» GIVEN TASK: All of the data should be repeated exactly; pictures are not part of the copy.

— start —

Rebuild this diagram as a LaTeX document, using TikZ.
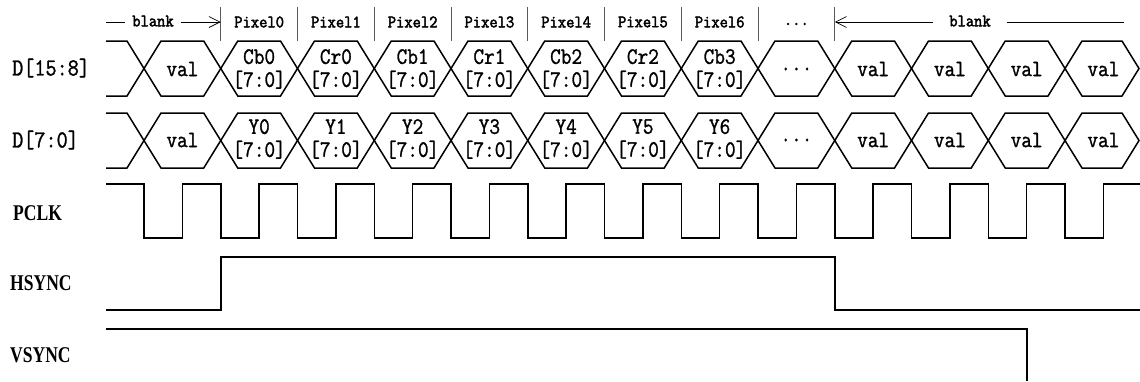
\documentclass[tikz,border=0pt]{standalone}
\usepackage{fontspec}
\setmainfont{Liberation Serif}
\newfontfamily\busmono[FakeStretch=0.88,FakeBold=1.2]{Latin Modern Mono}
\newfontfamily\pixmono[FakeStretch=0.92,FakeBold=2.4]{Latin Modern Mono}
\newfontfamily\signame[FakeStretch=0.78]{Liberation Serif}
\usetikzlibrary{arrows.meta}
\def\tdots{...}
\begin{document}
\begin{tikzpicture}[x=1pt,y=-1pt,
  wave/.style={line width=1.5pt, line join=miter},
  septick/.style={line width=0.9pt, draw=black!65},
  arrline/.style={line width=0.7pt},
  bustext/.style={font=\busmono\fontsize{23.5}{25}\selectfont, inner sep=0pt, align=center},
  rowlabel/.style={font=\busmono\fontsize{24.5}{26}\selectfont, inner sep=0pt, anchor=west},
  siglabel/.style={font=\signame\bfseries\fontsize{22.5}{24}\selectfont, inner sep=0pt, anchor=west},
  pixtext/.style={font=\pixmono\fontsize{17.5}{19}\selectfont, inner sep=0pt}]
\useasboundingbox (0,0) rectangle (1140,381);

% ---- row labels ----
\node[rowlabel] (lhi) at (12,68) {D[15:8]};
\node[rowlabel] (llo) at (12,140) {D[7:0]};
\node[siglabel] (lpclk) at (13,213) {PCLK};
\node[siglabel] (lhs) at (10,283) {HSYNC};
\node[siglabel] (lvs) at (10,355) {VSYNC};

% ---- bus rows ----
\foreach \yt/\yb in {41/96,113/168} {
  \pgfmathsetmacro\ym{(\yt+\yb)/2}
  \draw[wave] (106,\yt) -- (127,\yt) -- (144,\ym) -- (127,\yb) -- (106,\yb);
  \foreach \k in {0,...,11} {
    \pgfmathsetmacro\a{144+76.75*\k}
    \pgfmathsetmacro\b{\a+76.75}
    \draw[wave] (\a,\ym) -- (\a+17,\yt) -- (\b-17,\yt) -- (\b,\ym) -- (\b-17,\yb) -- (\a+17,\yb) -- cycle;
  }
  \draw[wave] (1065,\ym) -- (1082,\yt) -- (1122,\yt) -- (1139,\ym) -- (1122,\yb) -- (1082,\yb) -- cycle;
}

% ---- bus texts ----
\foreach \k/\t in {0/val,8/\tdots,9/val,10/val,11/val,12/val} {
  \node[bustext] (hv\k) at ({144+76.75*\k+38.4},69) {\t};
  \node[bustext] (lv\k) at ({144+76.75*\k+38.4},140) {\t};
}
\foreach \k/\t in {1/Cb0,2/Cr0,3/Cb1,4/Cr1,5/Cb2,6/Cr2,7/Cb3}
  \node[bustext] (hd\k) at ({144+76.75*\k+38.4},69) {\t\\[-2pt]\relax[7:0]};
\foreach \k/\t in {1/Y0,2/Y1,3/Y2,4/Y3,5/Y4,6/Y5,7/Y6}
  \node[bustext] (ld\k) at ({144+76.75*\k+38.4},139) {\t\\[-2pt]\relax[7:0]};

% ---- pixel header ----
\foreach \k in {1,...,9} {
  \coordinate (st\k) at ({144+76.75*\k},7);
  \coordinate (sb\k) at ({144+76.75*\k},41);
  \coordinate (sm\k) at ({144+76.75*\k},22);
  \draw[septick] (st\k) -- (sb\k);
}
\foreach \k/\t in {1/Pixel0,2/Pixel1,3/Pixel2,4/Pixel3,5/Pixel4,6/Pixel5,7/Pixel6}
  \node[pixtext] (px\k) at ({144+76.75*\k+38.4},22) {\t};
\node[pixtext] (px8) at ({144+76.75*8+38.4},24) {\tdots};

\coordinate (bl0) at (106,22);
\node[pixtext, inner xsep=7pt] (blankL) at (153,21) {blank};
\draw[arrline] (bl0) -- (blankL.west |- bl0);
\draw[arrline,-{Straight Barb[length=11pt,width=11pt]}] (blankL.east |- bl0) -- (sm1);

\coordinate (br0) at (1124,22);
\node[pixtext, inner xsep=16pt] (blankR) at (970,21) {blank};
\draw[arrline] (blankR.east |- br0) -- (br0);
\draw[arrline,-{Straight Barb[length=11pt,width=11pt]}] (blankR.west |- br0) -- (sm9);

% ---- PCLK ----
\draw[wave] (106,184)
  \foreach \k in {0,...,12} {
    -- ({144+76.75*\k},184) -- ({144+76.75*\k},238)
    -- ({144+76.75*\k+38.375},238) -- ({144+76.75*\k+38.375},184)
  } -- (1140,184);

% ---- HSYNC ----
\draw[wave] (106,310) -- (221,310) -- (221,257) -- (835,257) -- (835,310) -- (1140,310);

% ---- VSYNC ----
\draw[wave] (106,329) -- (1027,329) -- (1027,381);
\end{tikzpicture}
\end{document}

— end —

» SOLVED EXERCISE:
Rebuild this diagram as a LaTeX document, using TikZ.
\documentclass[tikz,border=0pt]{standalone}
\usepackage{fontspec}
\setmainfont{Liberation Serif}
\newfontfamily\busmono[FakeStretch=0.88,FakeBold=1.2]{Latin Modern Mono}
\newfontfamily\pixmono[FakeStretch=0.92,FakeBold=2.4]{Latin Modern Mono}
\newfontfamily\signame[FakeStretch=0.78]{Liberation Serif}
\usetikzlibrary{arrows.meta}
\def\tdots{...}
\begin{document}
\begin{tikzpicture}[x=1pt,y=-1pt,
  wave/.style={line width=1.5pt, line join=miter},
  septick/.style={line width=0.9pt, draw=black!65},
  arrline/.style={line width=0.7pt},
  bustext/.style={font=\busmono\fontsize{23.5}{25}\selectfont, inner sep=0pt, align=center},
  rowlabel/.style={font=\busmono\fontsize{24.5}{26}\selectfont, inner sep=0pt, anchor=west},
  siglabel/.style={font=\signame\bfseries\fontsize{22.5}{24}\selectfont, inner sep=0pt, anchor=west},
  pixtext/.style={font=\pixmono\fontsize{17.5}{19}\selectfont, inner sep=0pt}]
\useasboundingbox (0,0) rectangle (1140,381);

% ---- row labels ----
\node[rowlabel] (lhi) at (12,68) {D[15:8]};
\node[rowlabel] (llo) at (12,140) {D[7:0]};
\node[siglabel] (lpclk) at (13,213) {PCLK};
\node[siglabel] (lhs) at (10,283) {HSYNC};
\node[siglabel] (lvs) at (10,355) {VSYNC};

% ---- bus rows ----
\foreach \yt/\yb in {41/96,113/168} {
  \pgfmathsetmacro\ym{(\yt+\yb)/2}
  \draw[wave] (106,\yt) -- (127,\yt) -- (144,\ym) -- (127,\yb) -- (106,\yb);
  \foreach \k in {0,...,11} {
    \pgfmathsetmacro\a{144+76.75*\k}
    \pgfmathsetmacro\b{\a+76.75}
    \draw[wave] (\a,\ym) -- (\a+17,\yt) -- (\b-17,\yt) -- (\b,\ym) -- (\b-17,\yb) -- (\a+17,\yb) -- cycle;
  }
  \draw[wave] (1065,\ym) -- (1082,\yt) -- (1122,\yt) -- (1139,\ym) -- (1122,\yb) -- (1082,\yb) -- cycle;
}

% ---- bus texts ----
\foreach \k/\t in {0/val,8/\tdots,9/val,10/val,11/val,12/val} {
  \node[bustext] (hv\k) at ({144+76.75*\k+38.4},69) {\t};
  \node[bustext] (lv\k) at ({144+76.75*\k+38.4},140) {\t};
}
\foreach \k/\t in {1/Cb0,2/Cr0,3/Cb1,4/Cr1,5/Cb2,6/Cr2,7/Cb3}
  \node[bustext] (hd\k) at ({144+76.75*\k+38.4},69) {\t\\[-2pt]\relax[7:0]};
\foreach \k/\t in {1/Y0,2/Y1,3/Y2,4/Y3,5/Y4,6/Y5,7/Y6}
  \node[bustext] (ld\k) at ({144+76.75*\k+38.4},139) {\t\\[-2pt]\relax[7:0]};

% ---- pixel header ----
\foreach \k in {1,...,9} {
  \coordinate (st\k) at ({144+76.75*\k},7);
  \coordinate (sb\k) at ({144+76.75*\k},41);
  \coordinate (sm\k) at ({144+76.75*\k},22);
  \draw[septick] (st\k) -- (sb\k);
}
\foreach \k/\t in {1/Pixel0,2/Pixel1,3/Pixel2,4/Pixel3,5/Pixel4,6/Pixel5,7/Pixel6}
  \node[pixtext] (px\k) at ({144+76.75*\k+38.4},22) {\t};
\node[pixtext] (px8) at ({144+76.75*8+38.4},24) {\tdots};

\coordinate (bl0) at (106,22);
\node[pixtext, inner xsep=7pt] (blankL) at (153,21) {blank};
\draw[arrline] (bl0) -- (blankL.west |- bl0);
\draw[arrline,-{Straight Barb[length=11pt,width=11pt]}] (blankL.east |- bl0) -- (sm1);

\coordinate (br0) at (1124,22);
\node[pixtext, inner xsep=16pt] (blankR) at (970,21) {blank};
\draw[arrline] (blankR.east |- br0) -- (br0);
\draw[arrline,-{Straight Barb[length=11pt,width=11pt]}] (blankR.west |- br0) -- (sm9);

% ---- PCLK ----
\draw[wave] (106,184)
  \foreach \k in {0,...,12} {
    -- ({144+76.75*\k},184) -- ({144+76.75*\k},238)
    -- ({144+76.75*\k+38.375},238) -- ({144+76.75*\k+38.375},184)
  } -- (1140,184);

% ---- HSYNC ----
\draw[wave] (106,310) -- (221,310) -- (221,257) -- (835,257) -- (835,310) -- (1140,310);

% ---- VSYNC ----
\draw[wave] (106,329) -- (1027,329) -- (1027,381);
\end{tikzpicture}
\end{document}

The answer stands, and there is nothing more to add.